The 1986 series of Doctor Who, a 14-part arc split up into four individual segments known collectively as The Trial of a Time Lord, is one of the shining examples of a deeply troubled production, perhaps best summed up by the writer of the final segment dying before he had completed the script, the script editor finishing it but the producer then getting cold feet about the original ending and deciding to change it, and the script editor being so incensed by this that he withdrew permission to use his version of the final episode and walked out on the production, meaning a new writing team had to be brought in to write a new conclusion without knowing anything about what was originally meant to happen with just days to spare.
Remarkably, despite all that, the biggest on-screen evidence of this behind-the-scenes chaos is not in that final segment. It's in the second one, usually referred to as Mindwarp, so named because of a piece of machinery that, well, warps peoples' minds. The Doctor is subjected to this machine at the conclusion of the first part of the story, and spends the remainder of the serial acting very oddly.
However, matters are compounded by the fact that this story is being played as evidence in the Doctor's trial. The Doctor later accuses his prosecutor, the Valeyard, of having tampered with this evidence to show him in the worst possible light. Combined with the Doctor's claim that his odd behaviour after being subjected to the Mindwarp machine was a ruse to try and escape, this means any of the following explanations as to what is going on could be correct:
- The Doctor was fried by the Mindwarp machine.

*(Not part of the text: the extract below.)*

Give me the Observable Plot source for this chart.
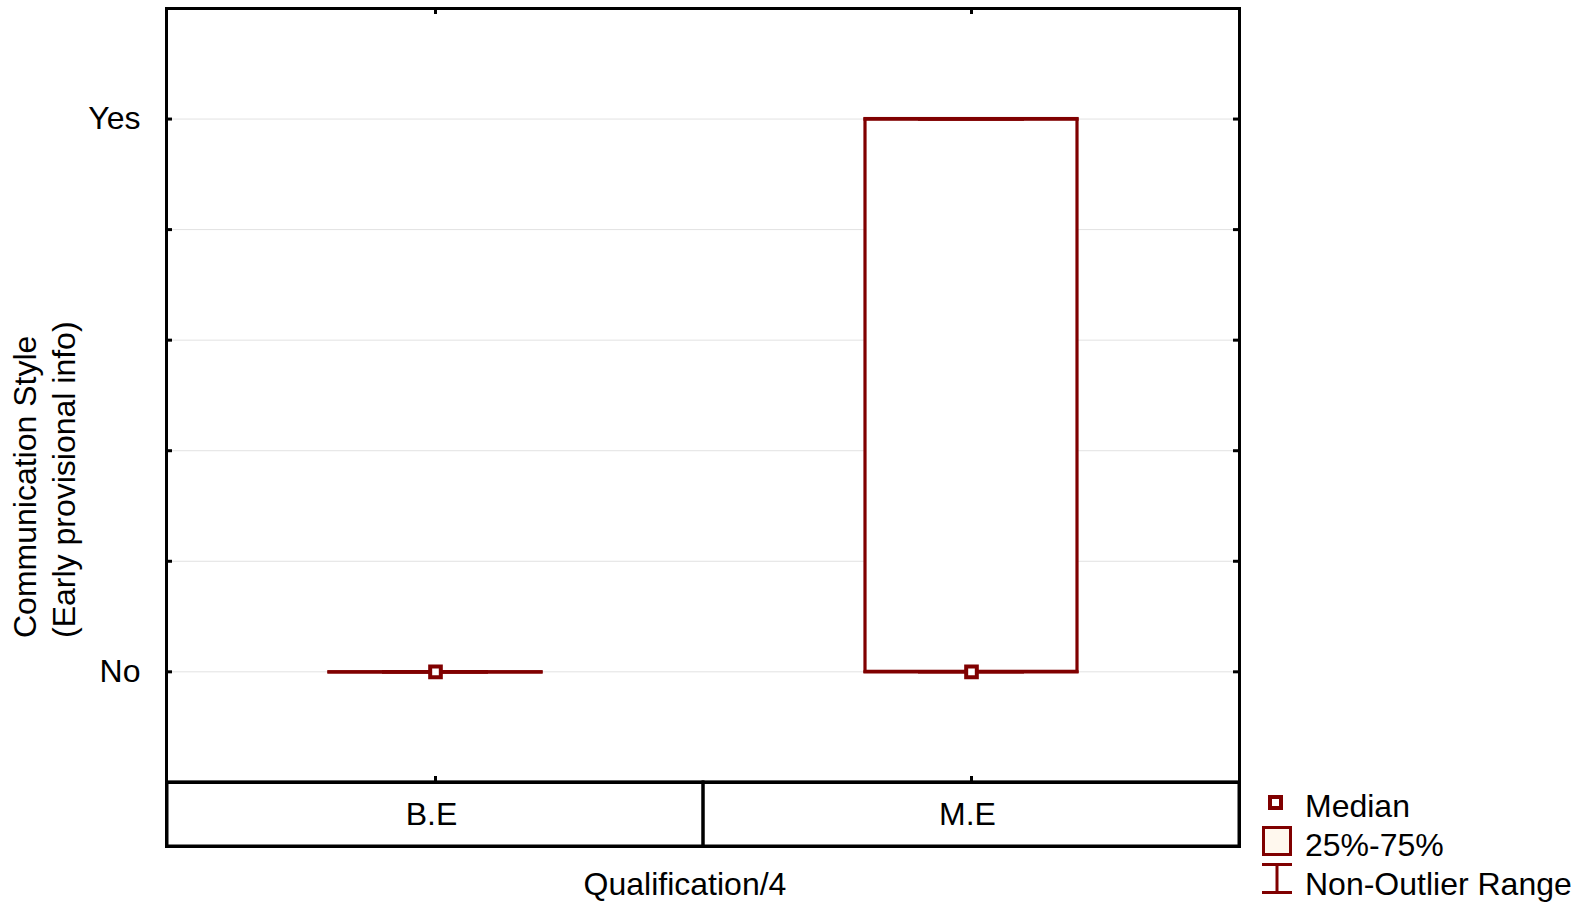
<!DOCTYPE html>
<html><head><meta charset="utf-8">
<script src="https://cdn.jsdelivr.net/npm/d3@7"></script>
<script src="https://cdn.jsdelivr.net/npm/@observablehq/plot@0.6"></script>
<style>body{margin:0;background:#fff;} #chart{width:1578px;height:903px;}</style>
</head><body><div id="chart"></div>
<script>
const categories = ["B.E", "M.E"];
const minValues = [0, 0];
const q1Values = [0, 0];
const medianValues = [0, 0];
const q3Values = [0, 1];
const maxValues = [0, 1];
const yTicks = [0, 0.2, 0.4, 0.6, 0.8, 1];
const yTickLabels = {0: "No", 1: "Yes"};
const legendLabels = ["Median", "25%-75%", "Non-Outlier Range"];
const xTitle = "Qualification/4";
const yTitle = ["Communication Style", "(Early provisional info)"];

const rows = categories.map((c, i) => ({cat: c, min: minValues[i], q1: q1Values[i], median: medianValues[i], q3: q3Values[i], max: maxValues[i]}));

const red = "#800000";
const font = "'Liberation Sans', Arial, sans-serif";
const FS = 32;
const W = 1578, H = 903, mL = 166, mR = 339, mT = 8, mB = 57;
const plotW = W - mL - mR, plotH = H - mT - mB;
const yTop = 1.2, yPlotBottom = -0.2, yBandBottom = -0.316;
const boxInset = 162, capInset = 215;

const plot = Plot.plot({
  width: W, height: H, marginLeft: mL, marginRight: mR, marginTop: mT, marginBottom: mB,
  style: {fontFamily: font, fontSize: FS + "px", color: "#000", background: "#fff", overflow: "visible"},
  x: {type: "band", domain: categories, padding: 0, axis: null},
  y: {domain: [yBandBottom, yTop], axis: null},
  marks: [
    Plot.ruleY(yTicks, {y: d => d, stroke: "#e2e2e2", strokeWidth: 1}),
    // inward y ticks left/right
    Plot.tickY(yTicks, {y: d => d, insetRight: plotW - 6, stroke: "#000", strokeWidth: 3}),
    Plot.tickY(yTicks, {y: d => d, insetLeft: plotW - 6, stroke: "#000", strokeWidth: 3}),
    Plot.axisY({anchor: "left", ticks: [0, 1], tickSize: 0, tickPadding: 26, tickFormat: d => yTickLabels[d], label: null, fontSize: FS}),
    // boxes
    Plot.barY(rows, {x: "cat", y1: "q1", y2: "q3", fill: "white", stroke: red, strokeWidth: 3.2, insetLeft: boxInset, insetRight: boxInset}),
    Plot.tickY(rows, {x: "cat", y: "q1", stroke: red, strokeWidth: 3.2, strokeLinecap: "square", insetLeft: boxInset, insetRight: boxInset}),
    Plot.tickY(rows, {x: "cat", y: "q3", stroke: red, strokeWidth: 3.2, strokeLinecap: "square", insetLeft: boxInset, insetRight: boxInset}),
    // whiskers
    Plot.ruleX(rows, {x: "cat", y1: "min", y2: "q1", stroke: red, strokeWidth: 3}),
    Plot.ruleX(rows, {x: "cat", y1: "q3", y2: "max", stroke: red, strokeWidth: 3}),
    Plot.tickY(rows, {x: "cat", y: "min", stroke: red, strokeWidth: 3.5, insetLeft: capInset, insetRight: capInset}),
    Plot.tickY(rows, {x: "cat", y: "max", stroke: red, strokeWidth: 3.5, insetLeft: capInset, insetRight: capInset}),
    // median
    Plot.dot(rows, {x: "cat", y: "median", symbol: "square", r: 6, stroke: red, strokeWidth: 4, fill: "white"}),
    // category band
    Plot.barY(categories, {x: d => d, y1: yPlotBottom, y2: yBandBottom, fill: "none", stroke: "#000", strokeWidth: 3}),
    Plot.text(categories, {x: d => d, y: (yPlotBottom + yBandBottom) / 2, text: d => d, dx: -4, fontSize: FS, fill: "#000"}),
    // top and bottom inward x ticks
    Plot.tickX(categories, {x: d => d, insetBottom: plotH - 6, stroke: "#000", strokeWidth: 3}),
    Plot.ruleY([yPlotBottom], {stroke: "#000", strokeWidth: 3}),
    Plot.tickX(categories, {x: d => d, insetTop: 782 - mT - 6, insetBottom: H - mB - 782, stroke: "#000", strokeWidth: 3}),
    Plot.frame({stroke: "#000", strokeWidth: 3})
  ]
});
document.getElementById("chart").appendChild(plot);

const svg = d3.select(plot);
const g = svg.append("g").attr("font-family", font).attr("font-size", FS).attr("fill", "#000");
// x title
g.append("text").attr("x", 685).attr("y", 884).attr("text-anchor", "middle").attr("dominant-baseline", "central").text(xTitle);
// y title
g.append("text").attr("transform", "translate(36,638) rotate(-90)").attr("text-anchor", "start").text(yTitle[0]);
g.append("text").attr("transform", "translate(75,638) rotate(-90)").attr("text-anchor", "start").text(yTitle[1]);
// legend
const lg = svg.append("g");
lg.append("rect").attr("x", 1270).attr("y", 797).attr("width", 11).attr("height", 11).attr("fill", "white").attr("stroke", red).attr("stroke-width", 4);
lg.append("rect").attr("x", 1263.5).attr("y", 827.5).attr("width", 27).attr("height", 27).attr("fill", "#fff8ee").attr("stroke", red).attr("stroke-width", 3);
lg.append("line").attr("x1", 1262).attr("x2", 1292).attr("y1", 864.5).attr("y2", 864.5).attr("stroke", red).attr("stroke-width", 3);
lg.append("line").attr("x1", 1262).attr("x2", 1292).attr("y1", 892.5).attr("y2", 892.5).attr("stroke", red).attr("stroke-width", 3);
lg.append("line").attr("x1", 1277).attr("x2", 1277).attr("y1", 864).attr("y2", 893).attr("stroke", red).attr("stroke-width", 3);
const ys = [806, 845, 884];
legendLabels.forEach((t, i) => {
  g.append("text").attr("x", 1305).attr("y", ys[i]).attr("text-anchor", "start").attr("dominant-baseline", "central").text(t);
});
</script>
</body></html>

- The Doctor is only pretending to have been fried by the Mindwarp machine (the explanation the Doctor claims in the courtroom to be real, but he is still suffering from amnesia at this stage, and this version of events appears to be contradicted later on).
- The Doctor is only pretending to have been fried by the Mindwarp machine, but the events shown on-screen have been distorted to portray him in the worst possible light.
This might not be such a problem, were it not for the fact that the show never explains exactly how 'real' the events of the story are, and that Colin Baker himself was not aware of this - writer Philip Martin could not be contacted during production, and Baker was unable to get an explanation out of the director, producer or script editor, leaving him to guess at what the script's intention was. It appears that Martin's intention was that the Mindwarp machine had blended the Doctor's personality with that of King Yrcanos' (the warlord played by BRIAN BLESSED in the story), who was the last to be subjected by the machine in an attempt to pacify him.
The lack of clarity as to what is real and what is not is not helped by later developments. The Doctor's companion Peri is killed off at the end of the story when Crozier transplants Kiv's brain into her body; however, producer John Nathan-Turner later got cold feet about this and decided to retroactively reveal that she had actually survived at the end of the final segment and her death had been another of the Valeyard's fabrications, seemingly without checking to see how this tallied with the rest of the story. (It may have been the intention that the scenes in Mindwarp were distorted to show the Doctor in a worse light, but were not actually completely fabricated; this also causes problems in the third segment, Terror of the Vervoids.) The upshot of all this is a fairly unique example of the Unreliable Narrator trope, where nobody was actually sure how unreliable the narrator was meant to be, if at all.